Portal knew about the codebreaking – codenamed Ultra – and therefore knew that the targetting of oil was both vital and necessary. Harris did not know about the source of this information and was baffled by Portal’s insistence. Harris remembered earlier directives telling him that if only ball-bearings or molybdenum or rubber could be denied to the Germans then the enemy war production would grind to a halt. Time and again, Harris had sent bomber crews on extremely dangerous missions to hit these supposedly invaluable targets. Many crews had been killed, but although the targets had been hit the Germans did not seem to suffer the severe blow Harris had been promised.
Now Harris was being asked to do it again. He did not want to risk his men unnecessarily. He knew that the area bombing of industrial centres was having an effect, as were attacks on transport links. Harris preferred to keep his men bombing targets of known worth rather than shift them to dangerous targets of doubtful importance.

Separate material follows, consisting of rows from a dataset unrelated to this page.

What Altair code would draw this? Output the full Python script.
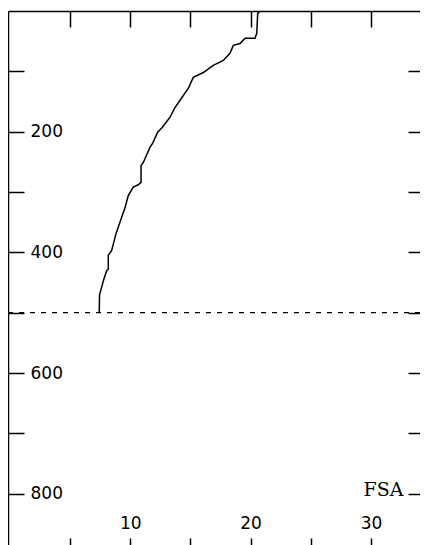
import altair as alt
import pandas as pd

# profile values
fsa = [7.43, 7.45, 7.77, 8.05, 8.18, 8.18, 8.46, 8.82, 9.29, 9.57, 9.84, 10.26, 10.67,
       10.90, 10.90, 11.09, 11.64, 11.87, 12.28, 12.62, 13.31, 13.72, 14.14, 14.83,
       15.24, 16.07, 16.90, 17.73, 18.29, 18.56, 19.12, 19.54, 20.36, 20.51, 20.59, 20.78]
level = [500, 471, 447, 430, 428, 405, 397, 369, 342, 326, 306, 292, 288,
         284, 256, 251, 226, 219, 201, 194, 176, 160, 148, 128,
         110, 102, 90, 82, 70, 57, 54, 45, 45, 37, 4, 0]
dash_level = [500]
x_ticks = [5, 10, 15, 20, 25, 30]
y_ticks = [100, 200, 300, 400, 500, 600, 700, 800]

df = pd.DataFrame({"FSA": fsa, "level": level, "order": list(range(len(fsa)))})
df_rule = pd.DataFrame({"level": dash_level})

xs = alt.Scale(domain=[-0.15, 34.07], nice=False, zero=False)
ys = alt.Scale(domain=[0, 900], reverse=True, nice=False, zero=False)

LABEL_FONT = "DejaVu Sans"

line = alt.Chart(df).mark_line(color="black", strokeWidth=1.5).encode(
    x=alt.X("FSA:Q", scale=xs, axis=alt.Axis(
        orient="top", values=x_ticks, offset=-16, tickSize=16, domain=False,
        labels=False, title=None, grid=False, tickColor="black", tickWidth=1.5)),
    y=alt.Y("level:Q", scale=ys, axis=alt.Axis(
        orient="left", values=y_ticks, offset=-16, tickSize=16, domain=False,
        labelExpr="datum.value % 200 == 0 ? datum.label : ''",
        labelAlign="left", labelPadding=-22, labelFont=LABEL_FONT, labelFontSize=17,
        labelColor="black", title=None, grid=False, tickColor="black", tickWidth=1.5)),
    order="order:Q",
)

ticks_axes = alt.Chart(df).mark_point(opacity=0).encode(
    x=alt.X("FSA:Q", scale=xs, axis=alt.Axis(
        orient="bottom", values=x_ticks, offset=-16, tickSize=16, domain=False,
        labelExpr="datum.value % 10 == 0 ? datum.label : ''",
        labelPadding=-25.7, labelBaseline="alphabetic", labelFont=LABEL_FONT,
        labelFontSize=17, labelColor="black", title=None, grid=False,
        tickColor="black", tickWidth=1.5)),
    y=alt.Y("level:Q", scale=ys, axis=alt.Axis(
        orient="right", values=y_ticks, offset=-12, tickSize=12, domain=False,
        labels=False, title="FSA", titleAngle=0, titleAlign="right",
        titleBaseline="alphabetic", titleX=-5, titleY=484,
        titleFont="DejaVu Serif", titleFontSize=19, titleFontWeight="normal",
        titleColor="black", grid=False, tickColor="black", tickWidth=1.5)),
)

frame_axes = alt.Chart(df).mark_point(opacity=0).encode(
    x=alt.X("FSA:Q", scale=xs, axis=alt.Axis(
        orient="top", offset=0, domain=True, domainColor="black", domainWidth=1.5,
        ticks=False, labels=False, title=None, grid=False)),
    y=alt.Y("level:Q", scale=ys, axis=alt.Axis(
        orient="left", offset=0, domain=True, domainColor="black", domainWidth=1.5,
        ticks=False, labels=False, title=None, grid=False)),
)

rule = alt.Chart(df_rule).mark_rule(color="black", strokeDash=[5, 6], strokeWidth=1.2).encode(
    y=alt.Y("level:Q", scale=ys, axis=None),
)

chart = alt.layer(line, ticks_axes, frame_axes, rule).resolve_axis(
    x="independent", y="independent"
).properties(
    width=412, height=543,
    background="white",
    autosize=alt.AutoSizeParams(type="none"),
    padding={"left": 0, "top": 3, "right": 0, "bottom": -9},
).configure_view(stroke=None)

chart.save("out.html", embed_options={"renderer": "svg", "actions": False})
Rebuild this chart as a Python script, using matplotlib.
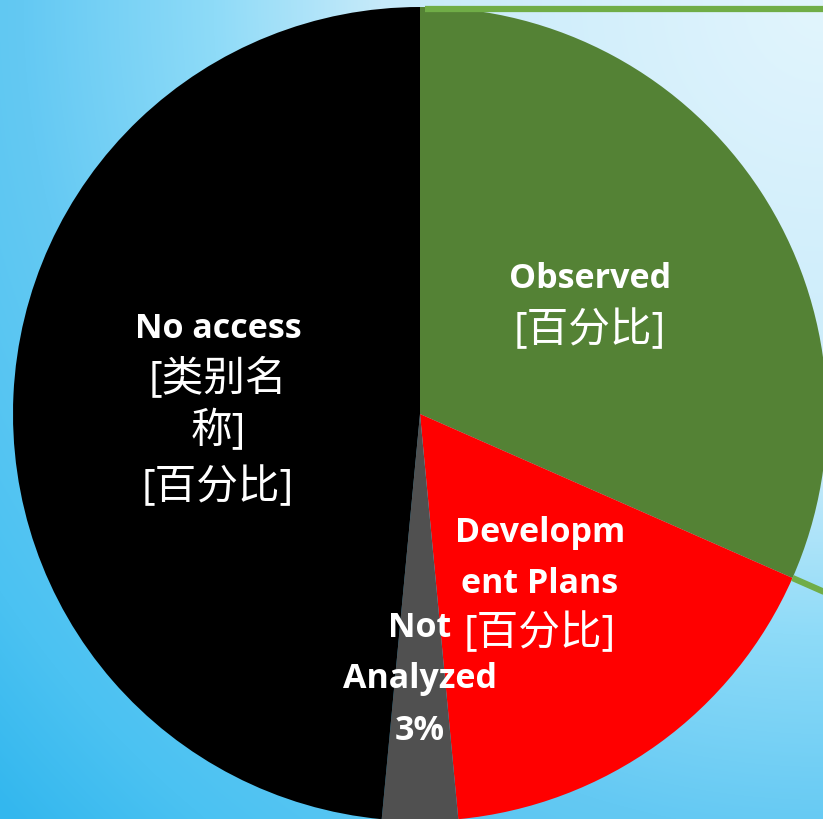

In any case, Harris argued forcibly, the US 8th Air Force was better equipped and trained for precision bombing. Now that long range day fighters could escort the Flying Fortresses all the way over Germany such raids were no longer as costly as before. The RAF Bomber Command was better suited to area bombing, be it of industrial centres or transport links.
So serious did the conflict between the two become that Portal and Harris stopped talking to each other and instead wrote each other formal letters. In the last two months of 1944 they wrote each other 24 letters, totalling 25,000 words on the subject. In the end, Harris offered to resign but Portal refused the offer. The dispute was never really resolved, but for the immediate future it was masked by the dreadful winter weather over Europe which made precision attacks on small oil targets impracticable anyway.